Andando in giro per l'Italia trovo tanti, davvero tante compagne e compagni, che mi dicono che la stagione politica vissuta assieme è stata decisiva nella loro formazione. Anche la storia del Pdup, nato come proseguimento di quello che si era chiamato "Movimento Organizzato del Manifesto" quando ci unificammo con il gruppo ex psiuppino di Vittorio Foa, penso dovrebbe esser rivisitata e fatta conoscere.
Questo partito l' avevamo sempre pensato transitorio, perché ci premeva ricomporre le fila del comunismo italiano e non cristallizzare un partitino, una scelta difficile e che molti gruppi della nuova sinistra non capirono e ne fecero anzi motivo di irrisione. Nell'84 avviammo la discussione per decidere se rientrare o meno nel Pci: si era in pieno regime craxiano e un nuovo anticomunismo conquistava terreno, restare divisi non aveva senso, anche perché c'era stata quella che fu chiamata la "seconda svolta di Salerno", quando Berlinguer aveva posto fine all'unità nazionale, denunciato la deriva della politica, e rotto definitivamente con l'Unione sovietica. Fu proprio Berlinguer che, senza preavviso, venne ad ascoltare la relazione di Lucio al nostro congresso del 1984, e poi ci chiese di rientrare, visto che i dissensi che ci avevano diviso erano ormai largamente superati. Forse avvertiva che c'era bisogno, nel Pci, dell'energia dei nostri quadri, per combatterne le derive normalizzatrici . Ma pochi mesi dopo morì e ci ritrovammo in un Pci che era oramai altra cosa, peggiore di quello che ci aveva cacciati. E così fu Lucio a trovarsi in realtà alla testa della contestazione - non conservatrice ma rinnovatrice - allo scioglimento del partito.

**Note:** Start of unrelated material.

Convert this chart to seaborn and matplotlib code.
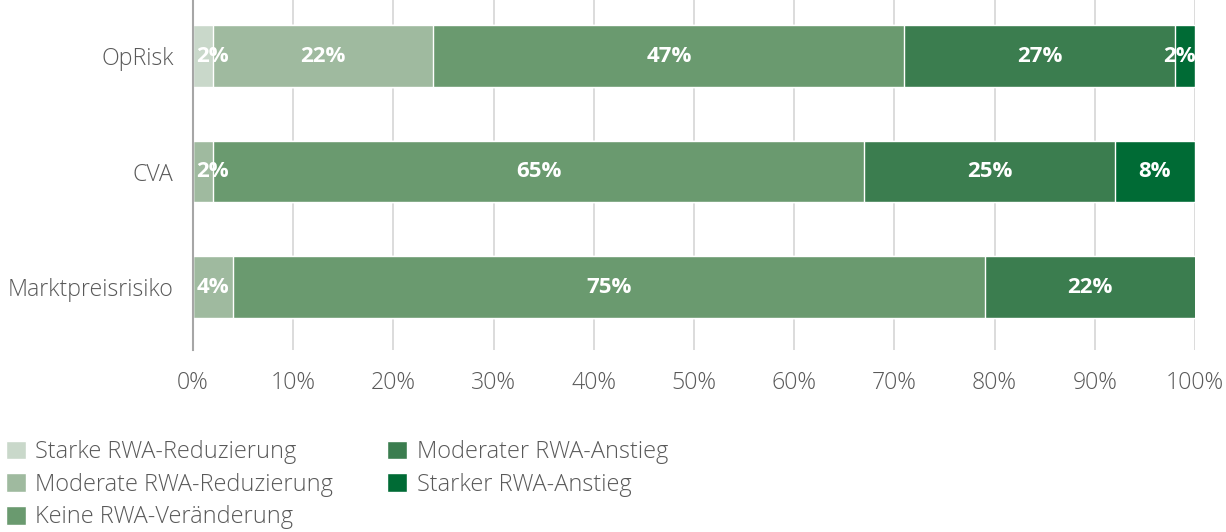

Il rapporto che tenne ad Arco, dove si tenne l'ultima assemblea della mozione del no alla svolta per il XXI congresso del Pci, quello del gennaio '91, è - anche questo - un lucido e moderno programma per la sinistra. Anch'esso andrebbe riletto.
Lucio non aveva un carattere facile. Il suo più grande amico, Michelangelo Notarianni, diceva di lui che aveva grandissime qualità, ma gli mancavano i sentimenti intermedi. Era assolutamente vero: intellettualmente generosissimo - una quantità di testi non firmati sono in realtà suoi, ma non gliene importava niente che gli venissero attribuiti, gli interessava che quelle idee circolassero - sembrava sgarbato a arrogante; pronto a riflettere sui suoi errori, non perdonava quelli degli altri, perché era oltremodo, fastidiosamente integralista.
Ma il suo peccato maggiore è stato di andarsene così come se ne è andato. Riteneva di non poter più dare niente per una rinascita della sinistra di cui diceva «ci sarà, ma ci vorranno decenni e io comunque non sono più in grado di dare alcun contributo». Sbagliava, naturalmente, perché avrebbe potuto ancora aiutarci. Ma la depressione che lo aveva colto dopo aver seguito giorno per giorno, per tre anni, la terribile agonia di Mara, la compagna con cui ha trascorso gli ultimi 25 anni e che amava moltissimo, l'ha spezzato. Non aveva più motivi che lo trattenessero e noi amici e compagni non siamo riusciti a dargliene di sufficienti.